Collected material.
==========
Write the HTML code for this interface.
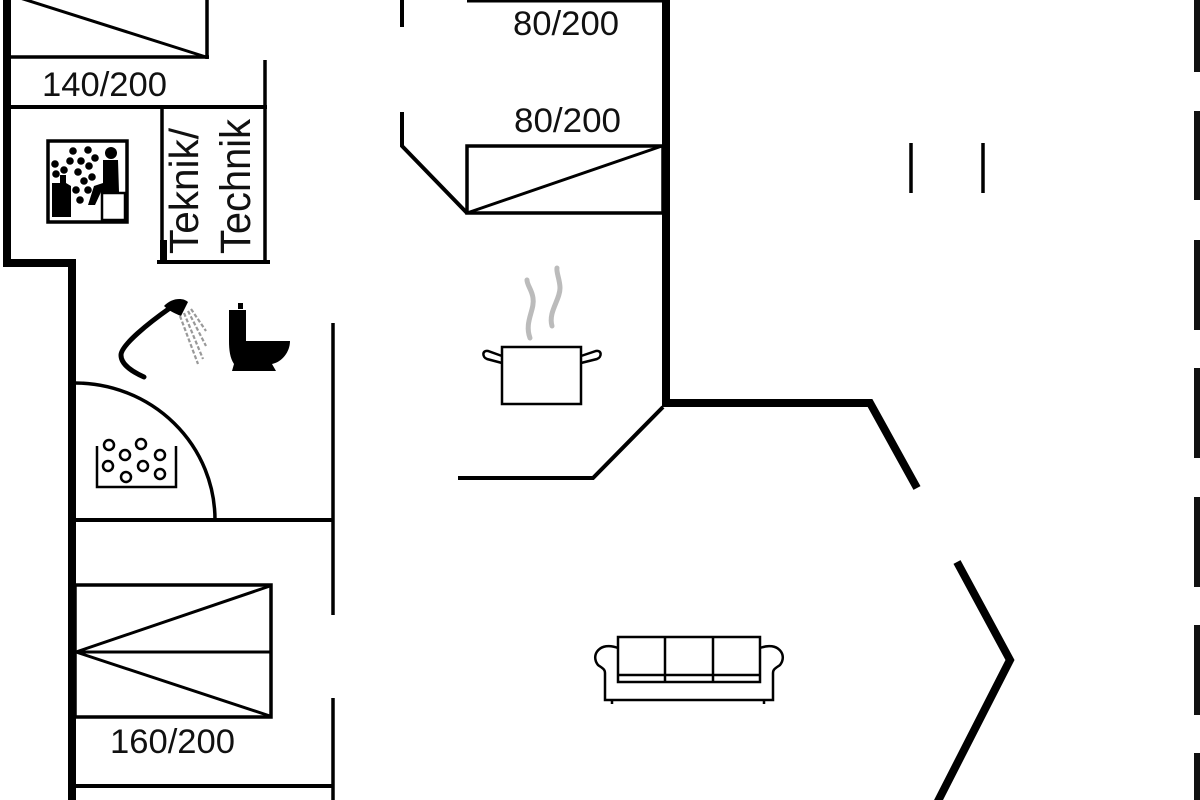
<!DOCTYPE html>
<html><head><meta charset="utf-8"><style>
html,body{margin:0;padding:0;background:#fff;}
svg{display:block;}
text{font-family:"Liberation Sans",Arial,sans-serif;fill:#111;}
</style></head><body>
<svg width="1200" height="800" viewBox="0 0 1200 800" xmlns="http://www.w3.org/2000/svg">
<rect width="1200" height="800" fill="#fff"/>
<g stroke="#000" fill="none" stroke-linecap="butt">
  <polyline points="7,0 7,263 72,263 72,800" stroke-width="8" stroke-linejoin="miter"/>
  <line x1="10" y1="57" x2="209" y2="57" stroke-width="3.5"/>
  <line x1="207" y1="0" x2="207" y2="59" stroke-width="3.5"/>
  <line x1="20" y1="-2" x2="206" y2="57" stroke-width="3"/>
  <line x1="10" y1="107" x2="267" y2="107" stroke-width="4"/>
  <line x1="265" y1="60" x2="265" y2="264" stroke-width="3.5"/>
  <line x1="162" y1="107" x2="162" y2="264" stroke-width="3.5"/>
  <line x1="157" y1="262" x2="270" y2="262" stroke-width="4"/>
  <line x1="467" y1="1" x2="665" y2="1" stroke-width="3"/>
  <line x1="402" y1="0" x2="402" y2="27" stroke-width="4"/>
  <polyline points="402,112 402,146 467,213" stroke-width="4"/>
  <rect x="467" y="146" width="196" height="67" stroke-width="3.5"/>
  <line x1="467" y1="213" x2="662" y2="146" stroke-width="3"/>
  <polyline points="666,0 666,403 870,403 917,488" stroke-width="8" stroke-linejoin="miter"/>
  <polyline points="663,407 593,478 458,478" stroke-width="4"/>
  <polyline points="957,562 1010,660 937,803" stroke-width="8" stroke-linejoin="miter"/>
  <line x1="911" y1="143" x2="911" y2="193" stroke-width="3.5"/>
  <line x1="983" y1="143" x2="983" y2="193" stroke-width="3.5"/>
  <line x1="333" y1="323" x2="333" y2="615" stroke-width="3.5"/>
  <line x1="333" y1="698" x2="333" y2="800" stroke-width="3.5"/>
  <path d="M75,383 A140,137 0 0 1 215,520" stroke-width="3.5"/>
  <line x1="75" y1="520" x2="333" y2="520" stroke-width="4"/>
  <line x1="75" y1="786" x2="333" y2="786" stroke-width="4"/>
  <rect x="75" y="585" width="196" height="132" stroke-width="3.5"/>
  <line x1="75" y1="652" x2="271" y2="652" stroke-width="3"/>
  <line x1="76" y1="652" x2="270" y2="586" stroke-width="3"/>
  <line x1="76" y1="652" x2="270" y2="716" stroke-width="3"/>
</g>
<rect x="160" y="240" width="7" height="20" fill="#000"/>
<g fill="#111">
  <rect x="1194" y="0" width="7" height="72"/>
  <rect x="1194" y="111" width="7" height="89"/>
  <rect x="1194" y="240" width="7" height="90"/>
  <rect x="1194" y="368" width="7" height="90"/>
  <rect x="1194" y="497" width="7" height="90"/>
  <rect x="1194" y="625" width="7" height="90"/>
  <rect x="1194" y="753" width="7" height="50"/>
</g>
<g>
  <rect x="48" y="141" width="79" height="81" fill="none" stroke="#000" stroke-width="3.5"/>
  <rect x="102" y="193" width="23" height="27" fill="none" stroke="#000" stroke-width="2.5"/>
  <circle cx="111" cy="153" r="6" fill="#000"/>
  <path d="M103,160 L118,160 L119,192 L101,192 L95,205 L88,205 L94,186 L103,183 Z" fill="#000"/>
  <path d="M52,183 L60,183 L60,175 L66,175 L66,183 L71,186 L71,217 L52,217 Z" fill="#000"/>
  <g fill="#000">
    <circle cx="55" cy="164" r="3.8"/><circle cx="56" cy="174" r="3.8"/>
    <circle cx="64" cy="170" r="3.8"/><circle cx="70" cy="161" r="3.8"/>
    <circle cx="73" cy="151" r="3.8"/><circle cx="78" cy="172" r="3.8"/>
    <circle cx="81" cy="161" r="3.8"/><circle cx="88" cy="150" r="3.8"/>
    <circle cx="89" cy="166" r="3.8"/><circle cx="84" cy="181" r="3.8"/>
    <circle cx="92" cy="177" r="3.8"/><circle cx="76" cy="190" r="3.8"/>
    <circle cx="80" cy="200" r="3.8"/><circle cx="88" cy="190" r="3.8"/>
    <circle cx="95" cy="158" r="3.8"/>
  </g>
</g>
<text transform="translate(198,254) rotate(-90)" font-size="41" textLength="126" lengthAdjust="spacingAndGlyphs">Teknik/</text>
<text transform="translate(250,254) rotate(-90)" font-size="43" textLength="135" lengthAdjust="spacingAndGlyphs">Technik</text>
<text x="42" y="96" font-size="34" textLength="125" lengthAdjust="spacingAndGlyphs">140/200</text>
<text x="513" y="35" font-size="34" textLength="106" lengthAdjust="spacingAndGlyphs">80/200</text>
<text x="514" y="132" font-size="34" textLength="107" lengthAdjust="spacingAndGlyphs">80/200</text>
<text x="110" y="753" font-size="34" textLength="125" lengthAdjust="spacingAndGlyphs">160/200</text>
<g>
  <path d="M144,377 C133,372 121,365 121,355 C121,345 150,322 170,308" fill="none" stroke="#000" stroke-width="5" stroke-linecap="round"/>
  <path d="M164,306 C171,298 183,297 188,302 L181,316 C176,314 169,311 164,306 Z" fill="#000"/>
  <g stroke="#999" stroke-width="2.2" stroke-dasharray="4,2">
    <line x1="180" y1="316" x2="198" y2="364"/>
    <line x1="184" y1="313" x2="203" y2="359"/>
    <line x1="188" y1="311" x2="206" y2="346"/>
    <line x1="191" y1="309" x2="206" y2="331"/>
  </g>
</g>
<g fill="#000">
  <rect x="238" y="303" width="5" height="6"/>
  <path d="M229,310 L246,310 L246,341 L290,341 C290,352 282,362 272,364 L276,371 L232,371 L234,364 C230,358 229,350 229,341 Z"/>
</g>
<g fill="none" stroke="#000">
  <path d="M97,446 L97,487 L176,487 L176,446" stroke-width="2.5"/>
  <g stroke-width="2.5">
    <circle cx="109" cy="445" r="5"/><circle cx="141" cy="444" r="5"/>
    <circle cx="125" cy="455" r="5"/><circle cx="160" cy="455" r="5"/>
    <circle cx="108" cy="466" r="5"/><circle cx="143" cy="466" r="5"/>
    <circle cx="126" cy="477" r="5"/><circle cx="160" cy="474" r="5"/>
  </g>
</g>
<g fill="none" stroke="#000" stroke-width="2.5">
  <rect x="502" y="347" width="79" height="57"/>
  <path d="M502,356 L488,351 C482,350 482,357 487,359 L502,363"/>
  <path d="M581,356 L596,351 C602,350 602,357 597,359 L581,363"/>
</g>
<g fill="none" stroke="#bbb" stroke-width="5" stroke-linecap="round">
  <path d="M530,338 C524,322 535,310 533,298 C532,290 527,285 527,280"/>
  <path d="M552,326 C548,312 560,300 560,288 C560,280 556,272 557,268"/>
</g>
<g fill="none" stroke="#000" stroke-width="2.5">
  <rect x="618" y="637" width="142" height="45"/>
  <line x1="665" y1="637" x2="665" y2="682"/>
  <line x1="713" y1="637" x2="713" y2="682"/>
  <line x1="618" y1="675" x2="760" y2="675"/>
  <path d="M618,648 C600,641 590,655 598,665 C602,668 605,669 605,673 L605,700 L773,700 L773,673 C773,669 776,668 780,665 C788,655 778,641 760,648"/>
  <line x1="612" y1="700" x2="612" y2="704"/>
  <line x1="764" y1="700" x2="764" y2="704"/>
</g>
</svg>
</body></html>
==========
Given exercise. Each line of the material must be retyped exactly, except that images are omitted.

Output for this task.
Write the HTML code for this interface.
<!DOCTYPE html>
<html><head><meta charset="utf-8"><style>
html,body{margin:0;padding:0;background:#fff;}
svg{display:block;}
text{font-family:"Liberation Sans",Arial,sans-serif;fill:#111;}
</style></head><body>
<svg width="1200" height="800" viewBox="0 0 1200 800" xmlns="http://www.w3.org/2000/svg">
<rect width="1200" height="800" fill="#fff"/>
<g stroke="#000" fill="none" stroke-linecap="butt">
  <polyline points="7,0 7,263 72,263 72,800" stroke-width="8" stroke-linejoin="miter"/>
  <line x1="10" y1="57" x2="209" y2="57" stroke-width="3.5"/>
  <line x1="207" y1="0" x2="207" y2="59" stroke-width="3.5"/>
  <line x1="20" y1="-2" x2="206" y2="57" stroke-width="3"/>
  <line x1="10" y1="107" x2="267" y2="107" stroke-width="4"/>
  <line x1="265" y1="60" x2="265" y2="264" stroke-width="3.5"/>
  <line x1="162" y1="107" x2="162" y2="264" stroke-width="3.5"/>
  <line x1="157" y1="262" x2="270" y2="262" stroke-width="4"/>
  <line x1="467" y1="1" x2="665" y2="1" stroke-width="3"/>
  <line x1="402" y1="0" x2="402" y2="27" stroke-width="4"/>
  <polyline points="402,112 402,146 467,213" stroke-width="4"/>
  <rect x="467" y="146" width="196" height="67" stroke-width="3.5"/>
  <line x1="467" y1="213" x2="662" y2="146" stroke-width="3"/>
  <polyline points="666,0 666,403 870,403 917,488" stroke-width="8" stroke-linejoin="miter"/>
  <polyline points="663,407 593,478 458,478" stroke-width="4"/>
  <polyline points="957,562 1010,660 937,803" stroke-width="8" stroke-linejoin="miter"/>
  <line x1="911" y1="143" x2="911" y2="193" stroke-width="3.5"/>
  <line x1="983" y1="143" x2="983" y2="193" stroke-width="3.5"/>
  <line x1="333" y1="323" x2="333" y2="615" stroke-width="3.5"/>
  <line x1="333" y1="698" x2="333" y2="800" stroke-width="3.5"/>
  <path d="M75,383 A140,137 0 0 1 215,520" stroke-width="3.5"/>
  <line x1="75" y1="520" x2="333" y2="520" stroke-width="4"/>
  <line x1="75" y1="786" x2="333" y2="786" stroke-width="4"/>
  <rect x="75" y="585" width="196" height="132" stroke-width="3.5"/>
  <line x1="75" y1="652" x2="271" y2="652" stroke-width="3"/>
  <line x1="76" y1="652" x2="270" y2="586" stroke-width="3"/>
  <line x1="76" y1="652" x2="270" y2="716" stroke-width="3"/>
</g>
<rect x="160" y="240" width="7" height="20" fill="#000"/>
<g fill="#111">
  <rect x="1194" y="0" width="7" height="72"/>
  <rect x="1194" y="111" width="7" height="89"/>
  <rect x="1194" y="240" width="7" height="90"/>
  <rect x="1194" y="368" width="7" height="90"/>
  <rect x="1194" y="497" width="7" height="90"/>
  <rect x="1194" y="625" width="7" height="90"/>
  <rect x="1194" y="753" width="7" height="50"/>
</g>
<g>
  <rect x="48" y="141" width="79" height="81" fill="none" stroke="#000" stroke-width="3.5"/>
  <rect x="102" y="193" width="23" height="27" fill="none" stroke="#000" stroke-width="2.5"/>
  <circle cx="111" cy="153" r="6" fill="#000"/>
  <path d="M103,160 L118,160 L119,192 L101,192 L95,205 L88,205 L94,186 L103,183 Z" fill="#000"/>
  <path d="M52,183 L60,183 L60,175 L66,175 L66,183 L71,186 L71,217 L52,217 Z" fill="#000"/>
  <g fill="#000">
    <circle cx="55" cy="164" r="3.8"/><circle cx="56" cy="174" r="3.8"/>
    <circle cx="64" cy="170" r="3.8"/><circle cx="70" cy="161" r="3.8"/>
    <circle cx="73" cy="151" r="3.8"/><circle cx="78" cy="172" r="3.8"/>
    <circle cx="81" cy="161" r="3.8"/><circle cx="88" cy="150" r="3.8"/>
    <circle cx="89" cy="166" r="3.8"/><circle cx="84" cy="181" r="3.8"/>
    <circle cx="92" cy="177" r="3.8"/><circle cx="76" cy="190" r="3.8"/>
    <circle cx="80" cy="200" r="3.8"/><circle cx="88" cy="190" r="3.8"/>
    <circle cx="95" cy="158" r="3.8"/>
  </g>
</g>
<text transform="translate(198,254) rotate(-90)" font-size="41" textLength="126" lengthAdjust="spacingAndGlyphs">Teknik/</text>
<text transform="translate(250,254) rotate(-90)" font-size="43" textLength="135" lengthAdjust="spacingAndGlyphs">Technik</text>
<text x="42" y="96" font-size="34" textLength="125" lengthAdjust="spacingAndGlyphs">140/200</text>
<text x="513" y="35" font-size="34" textLength="106" lengthAdjust="spacingAndGlyphs">80/200</text>
<text x="514" y="132" font-size="34" textLength="107" lengthAdjust="spacingAndGlyphs">80/200</text>
<text x="110" y="753" font-size="34" textLength="125" lengthAdjust="spacingAndGlyphs">160/200</text>
<g>
  <path d="M144,377 C133,372 121,365 121,355 C121,345 150,322 170,308" fill="none" stroke="#000" stroke-width="5" stroke-linecap="round"/>
  <path d="M164,306 C171,298 183,297 188,302 L181,316 C176,314 169,311 164,306 Z" fill="#000"/>
  <g stroke="#999" stroke-width="2.2" stroke-dasharray="4,2">
    <line x1="180" y1="316" x2="198" y2="364"/>
    <line x1="184" y1="313" x2="203" y2="359"/>
    <line x1="188" y1="311" x2="206" y2="346"/>
    <line x1="191" y1="309" x2="206" y2="331"/>
  </g>
</g>
<g fill="#000">
  <rect x="238" y="303" width="5" height="6"/>
  <path d="M229,310 L246,310 L246,341 L290,341 C290,352 282,362 272,364 L276,371 L232,371 L234,364 C230,358 229,350 229,341 Z"/>
</g>
<g fill="none" stroke="#000">
  <path d="M97,446 L97,487 L176,487 L176,446" stroke-width="2.5"/>
  <g stroke-width="2.5">
    <circle cx="109" cy="445" r="5"/><circle cx="141" cy="444" r="5"/>
    <circle cx="125" cy="455" r="5"/><circle cx="160" cy="455" r="5"/>
    <circle cx="108" cy="466" r="5"/><circle cx="143" cy="466" r="5"/>
    <circle cx="126" cy="477" r="5"/><circle cx="160" cy="474" r="5"/>
  </g>
</g>
<g fill="none" stroke="#000" stroke-width="2.5">
  <rect x="502" y="347" width="79" height="57"/>
  <path d="M502,356 L488,351 C482,350 482,357 487,359 L502,363"/>
  <path d="M581,356 L596,351 C602,350 602,357 597,359 L581,363"/>
</g>
<g fill="none" stroke="#bbb" stroke-width="5" stroke-linecap="round">
  <path d="M530,338 C524,322 535,310 533,298 C532,290 527,285 527,280"/>
  <path d="M552,326 C548,312 560,300 560,288 C560,280 556,272 557,268"/>
</g>
<g fill="none" stroke="#000" stroke-width="2.5">
  <rect x="618" y="637" width="142" height="45"/>
  <line x1="665" y1="637" x2="665" y2="682"/>
  <line x1="713" y1="637" x2="713" y2="682"/>
  <line x1="618" y1="675" x2="760" y2="675"/>
  <path d="M618,648 C600,641 590,655 598,665 C602,668 605,669 605,673 L605,700 L773,700 L773,673 C773,669 776,668 780,665 C788,655 778,641 760,648"/>
  <line x1="612" y1="700" x2="612" y2="704"/>
  <line x1="764" y1="700" x2="764" y2="704"/>
</g>
</svg>
</body></html>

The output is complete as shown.